If Zed could find an easy enough way to let people give him just a little bit of money for his work, I suspect quite a lot of people would do so.


I think the barrier is that credit cards are pull and not push so people are hesitant to hand the capacity to pull over to very small operations which are often overseas and might be dodgy (or get hacked for that matter). Imagine if you made a purchase on a site and it gave you a string to then cut-and-paste into your e-banking (or you give them your ebank "email" and then you get an SMS confirm notice, which is closer to pull while still having that push feeling of control). Although, I am a little hesitant about SMS and banking now, having had to try to do some banking overseas and not being able to get the SMS confirm from a bank on a push (domestic paying of rent) operation.


Everybody mentions iTunes in this context, but nobody remembers there have been hundreds of failed companies that tried to sell MP3s online over the years. Apple is an exception, not the norm. They succeeded, thanks to the integrated platform and smooth user experience, but it doesn't mean that everybody will.


Hell, if I'm reading his twitterstream correctly, he's had 299 people pay him either $14.99 for a digital copy or $29.99 for a paper copy.

I don't know just how elastic the price/demand curve is (or what distorting effects the option of "free download" gives to that curve), but I could easily imagine more that a lot more than 10 times as many people might have chosen to pay ~$1.50 instead of ~$15.


The App store and iTunes are the first micro payment systems to really reach a mass market. It's so easy - click, and I get something.

If an app is 99 ct I am not going to go through the trouble to search for a torrent - I will just click on it, and not having to enter my cc details _yet again_ just makes it easier.

He could sell it in the iBook store no? Link from the web page directly to the iBooks store, done.


He could sell it in the iBook store no? Link from the web page directly to the iBooks store, done.
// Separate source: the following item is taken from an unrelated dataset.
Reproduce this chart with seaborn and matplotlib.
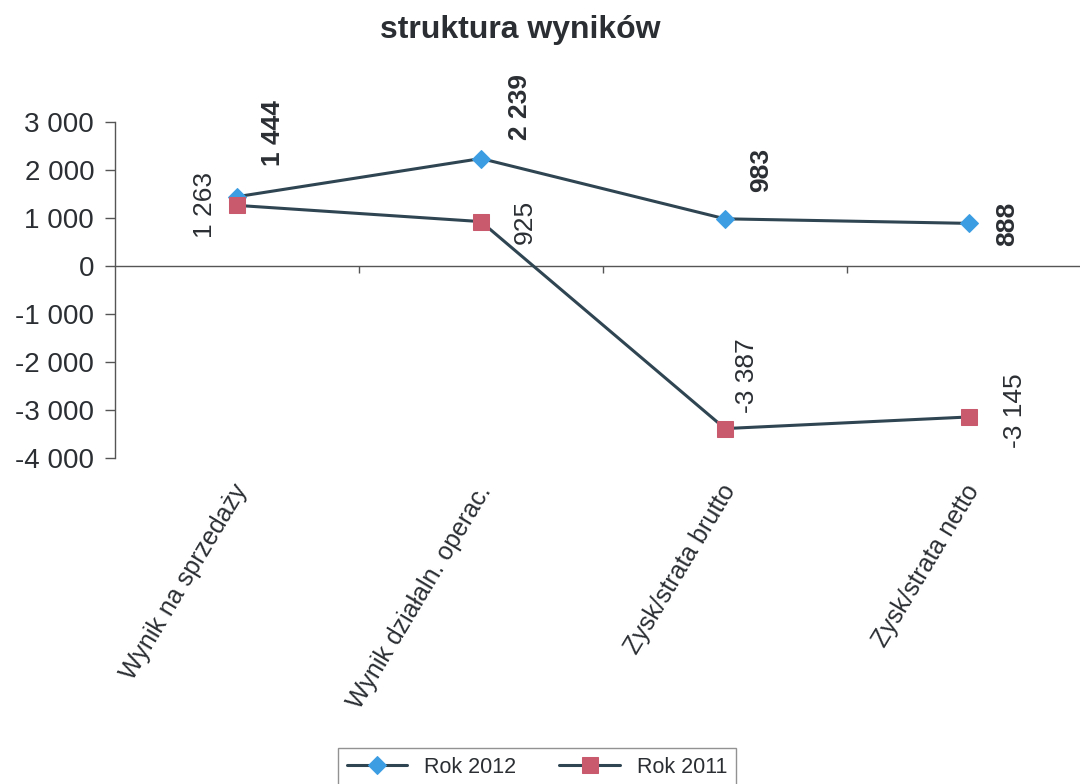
import numpy as np
import pandas as pd
import matplotlib
matplotlib.use("Agg")
import matplotlib.pyplot as plt
import matplotlib.transforms as mtransforms
import seaborn as sns

# ---- data ----
categories = ["Wynik na sprzedaży", "Wynik działaln. operac.", "Zysk/strata brutto", "Zysk/strata netto"]
rok_2012 = [1444, 2239, 983, 888]
rok_2011 = [1263, 925, -3387, -3145]
labels_2012 = ["1 444", "2 239", "983", "888"]
labels_2011 = ["1 263", "925", "-3 387", "-3 145"]
y_ticks = [3000, 2000, 1000, 0, -1000, -2000, -3000, -4000]
y_tick_labels = ["3 000", "2 000", "1 000", "0", "-1 000", "-2 000", "-3 000", "-4 000"]
title = "struktura wyników"
series_names = ["Rok 2012", "Rok 2011"]

# ---- style ----
sns.set_theme(style="white")
plt.rcParams["font.family"] = ["Liberation Sans", "DejaVu Sans"]
txt = "#2b2f33"
line_c = "#2f4552"
blue = "#3d9de3"
red = "#c95a6e"

# label offsets in pixels (dx, dy up)
off_2012 = [(36, 64), (39, 52), (36, 49), (38, 0)]
off_2011 = [(-32, 0), (44, 0), (22, 53), (46, 6)]

fig = plt.figure(figsize=(10.8, 7.84), dpi=100)
ax = fig.add_axes([115 / 1080, 1 - 458 / 784, 976 / 1080, 336 / 784])

x = np.arange(len(categories))
df12 = pd.DataFrame({"x": x, "v": rok_2012})
df11 = pd.DataFrame({"x": x, "v": rok_2011})

sns.lineplot(data=df12, x="x", y="v", ax=ax, color=line_c, lw=2.2, marker="D",
             markersize=9, markerfacecolor=blue, markeredgecolor=blue,
             label=series_names[0], zorder=3)
sns.lineplot(data=df11, x="x", y="v", ax=ax, color=line_c, lw=2.2, marker="s",
             markersize=11, markerfacecolor=red, markeredgecolor=red,
             label=series_names[1], zorder=4)

ax.set_xlim(-0.5, len(categories) - 0.5)
ax.set_ylim(-4000, 3000)
ax.set_yticks(y_ticks)
ax.set_yticklabels(y_tick_labels, fontsize=20, color=txt)
ax.set_xlabel("")
ax.set_ylabel("")

for s in ["top", "right"]:
    ax.spines[s].set_visible(False)
ax.spines["left"].set_color("#555555")
ax.spines["left"].set_linewidth(1.0)
ax.spines["bottom"].set_position(("data", 0))
ax.spines["bottom"].set_color("#555555")
ax.spines["bottom"].set_linewidth(1.0)

ax.tick_params(axis="y", which="major", direction="out", length=7, width=1,
               color="#555555", left=True, pad=8)
ax.set_xticks(x)
ax.set_xticklabels([])
ax.tick_params(axis="x", which="major", length=0, bottom=True)
ax.set_xticks(x[:-1] + 0.5, minor=True)
ax.tick_params(axis="x", which="minor", direction="out", length=5, width=1,
               color="#555555", bottom=True)

# category labels below the plot area
trans = mtransforms.blended_transform_factory(ax.transData, ax.transAxes)
for i, c in enumerate(categories):
    ax.text(i + 0.02, -0.085, c, transform=trans, rotation=59, rotation_mode="anchor",
            ha="right", va="center", fontsize=18, color=txt)

# data labels
for i in range(len(categories)):
    dx, dy = off_2012[i]
    ax.annotate(labels_2012[i], (x[i], rok_2012[i]), xytext=(dx * 0.72, dy * 0.72),
                textcoords="offset points", rotation=90, ha="center", va="center",
                fontsize=19, fontweight="bold", color=txt)
    dx, dy = off_2011[i]
    ax.annotate(labels_2011[i], (x[i], rok_2011[i]), xytext=(dx * 0.72, dy * 0.72),
                textcoords="offset points", rotation=90, ha="center", va="center",
                fontsize=19, color=txt)

fig.text(520 / 1080, 1 - 30 / 784, title, ha="center", va="center",
         fontsize=23, fontweight="bold", color=txt)

leg = ax.legend(loc="upper center", bbox_to_anchor=(537 / 1080, 1 - 748 / 784),
                bbox_transform=fig.transFigure, ncol=2, fontsize=15.5, frameon=True,
                fancybox=False, edgecolor="#777777", handlelength=2.8,
                columnspacing=2.0, borderpad=0.4, borderaxespad=0)
leg.get_frame().set_linewidth(1.0)
for t in leg.get_texts():
    t.set_color(txt)

fig.savefig("out.png", dpi=100, facecolor="white")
Don't forget the Kindle Store aswell.


Lulu was supposed to help me get the book into Amazon.com, but they totally and completely failed at this. All I can do is point people at my lulu page and that's it. If they got their act together and actually put the damn thing into Amazon so people could get it on the kindle it would have been much better.

When I do the second edition, I'm going to really hammer Lulu and Amazon on the PR angle until they get their act together for independent publishers.